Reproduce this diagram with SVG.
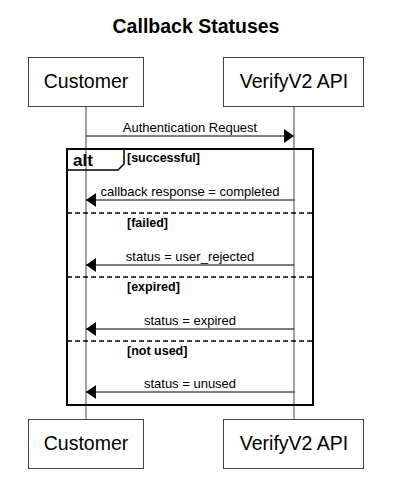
<svg xmlns="http://www.w3.org/2000/svg" width="400" height="499" viewBox="0 0 400 499">
<style>
text{font-family:"Liberation Sans",Arial,sans-serif;fill:#000}
.title{font-size:19.5px;font-weight:bold;text-anchor:middle}
.box{fill:#fff;stroke:#444;stroke-width:1}
.pl{font-size:19.5px;text-anchor:middle}
.life{stroke:#444;stroke-width:1}
.msg{stroke:#000;stroke-width:1}
.lbl{font-size:13px;text-anchor:middle}
.frame{fill:none;stroke:#000;stroke-width:2}
.sep{stroke:#000;stroke-width:1.5;stroke-dasharray:5,3}
.guard{font-size:12.5px;font-weight:bold}
.alt{font-size:17px;font-weight:bold}
</style>
<defs>
<marker id="ah" viewBox="0 0 10 14" refX="10" refY="7" markerWidth="10" markerHeight="14" markerUnits="userSpaceOnUse" orient="auto">
<path d="M0,0 L10,7 L0,14 Z" fill="#000"/>
</marker>
</defs>
<text class="title" x="196" y="33">Callback Statuses</text>
<g id="lifelines">
<line class="life" x1="86" y1="106" x2="86" y2="419"/>
<line class="life" x1="294" y1="106" x2="294" y2="419"/>
</g>
<g id="customer-top"><rect class="box" x="28.5" y="57.5" width="115" height="49"/><text class="pl" x="86" y="88">Customer</text></g>
<g id="verify-top"><rect class="box" x="223.5" y="57.5" width="140" height="49"/><text class="pl" x="294" y="88">VerifyV2 API</text></g>
<g id="customer-bottom"><rect class="box" x="28.5" y="419.5" width="115" height="49"/><text class="pl" x="86" y="450">Customer</text></g>
<g id="verify-bottom"><rect class="box" x="223.5" y="419.5" width="140" height="49"/><text class="pl" x="294" y="450">VerifyV2 API</text></g>
<g id="alt-frame">
<rect class="frame" x="67" y="149" width="246" height="256"/>
<path d="M67,170 L118,170 L124,164 L124,149" fill="none" stroke="#000" stroke-width="1.5"/>
<text class="alt" x="73" y="166">alt</text>
<text class="guard" x="127" y="162">[successful]</text>
<line class="sep" x1="67" y1="213" x2="313" y2="213"/>
<text class="guard" x="127" y="227">[failed]</text>
<line class="sep" x1="67" y1="277" x2="313" y2="277"/>
<text class="guard" x="127" y="291">[expired]</text>
<line class="sep" x1="67" y1="341" x2="313" y2="341"/>
<text class="guard" x="127" y="355">[not used]</text>
</g>
<g id="connectors">
<line class="msg" x1="86" y1="136" x2="294" y2="136" marker-end="url(#ah)"/>
<text class="lbl" x="190" y="132">Authentication Request</text>
<line class="msg" x1="294" y1="200" x2="86" y2="200" marker-end="url(#ah)"/>
<text class="lbl" x="190" y="196">callback response = completed</text>
<line class="msg" x1="294" y1="265" x2="86" y2="265" marker-end="url(#ah)"/>
<text class="lbl" x="190" y="261">status = user_rejected</text>
<line class="msg" x1="294" y1="329" x2="86" y2="329" marker-end="url(#ah)"/>
<text class="lbl" x="190" y="325">status = expired</text>
<line class="msg" x1="294" y1="392" x2="86" y2="392" marker-end="url(#ah)"/>
<text class="lbl" x="190" y="388">status = unused</text>
</g>
</svg>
○ ○ ○ ○ ○
Return the listing above unchanged, apart from dropping its pictures.

Reproduce this diagram with SVG.
<svg xmlns="http://www.w3.org/2000/svg" width="400" height="499" viewBox="0 0 400 499">
<style>
text{font-family:"Liberation Sans",Arial,sans-serif;fill:#000}
.title{font-size:19.5px;font-weight:bold;text-anchor:middle}
.box{fill:#fff;stroke:#444;stroke-width:1}
.pl{font-size:19.5px;text-anchor:middle}
.life{stroke:#444;stroke-width:1}
.msg{stroke:#000;stroke-width:1}
.lbl{font-size:13px;text-anchor:middle}
.frame{fill:none;stroke:#000;stroke-width:2}
.sep{stroke:#000;stroke-width:1.5;stroke-dasharray:5,3}
.guard{font-size:12.5px;font-weight:bold}
.alt{font-size:17px;font-weight:bold}
</style>
<defs>
<marker id="ah" viewBox="0 0 10 14" refX="10" refY="7" markerWidth="10" markerHeight="14" markerUnits="userSpaceOnUse" orient="auto">
<path d="M0,0 L10,7 L0,14 Z" fill="#000"/>
</marker>
</defs>
<text class="title" x="196" y="33">Callback Statuses</text>
<g id="lifelines">
<line class="life" x1="86" y1="106" x2="86" y2="419"/>
<line class="life" x1="294" y1="106" x2="294" y2="419"/>
</g>
<g id="customer-top"><rect class="box" x="28.5" y="57.5" width="115" height="49"/><text class="pl" x="86" y="88">Customer</text></g>
<g id="verify-top"><rect class="box" x="223.5" y="57.5" width="140" height="49"/><text class="pl" x="294" y="88">VerifyV2 API</text></g>
<g id="customer-bottom"><rect class="box" x="28.5" y="419.5" width="115" height="49"/><text class="pl" x="86" y="450">Customer</text></g>
<g id="verify-bottom"><rect class="box" x="223.5" y="419.5" width="140" height="49"/><text class="pl" x="294" y="450">VerifyV2 API</text></g>
<g id="alt-frame">
<rect class="frame" x="67" y="149" width="246" height="256"/>
<path d="M67,170 L118,170 L124,164 L124,149" fill="none" stroke="#000" stroke-width="1.5"/>
<text class="alt" x="73" y="166">alt</text>
<text class="guard" x="127" y="162">[successful]</text>
<line class="sep" x1="67" y1="213" x2="313" y2="213"/>
<text class="guard" x="127" y="227">[failed]</text>
<line class="sep" x1="67" y1="277" x2="313" y2="277"/>
<text class="guard" x="127" y="291">[expired]</text>
<line class="sep" x1="67" y1="341" x2="313" y2="341"/>
<text class="guard" x="127" y="355">[not used]</text>
</g>
<g id="connectors">
<line class="msg" x1="86" y1="136" x2="294" y2="136" marker-end="url(#ah)"/>
<text class="lbl" x="190" y="132">Authentication Request</text>
<line class="msg" x1="294" y1="200" x2="86" y2="200" marker-end="url(#ah)"/>
<text class="lbl" x="190" y="196">callback response = completed</text>
<line class="msg" x1="294" y1="265" x2="86" y2="265" marker-end="url(#ah)"/>
<text class="lbl" x="190" y="261">status = user_rejected</text>
<line class="msg" x1="294" y1="329" x2="86" y2="329" marker-end="url(#ah)"/>
<text class="lbl" x="190" y="325">status = expired</text>
<line class="msg" x1="294" y1="392" x2="86" y2="392" marker-end="url(#ah)"/>
<text class="lbl" x="190" y="388">status = unused</text>
</g>
</svg>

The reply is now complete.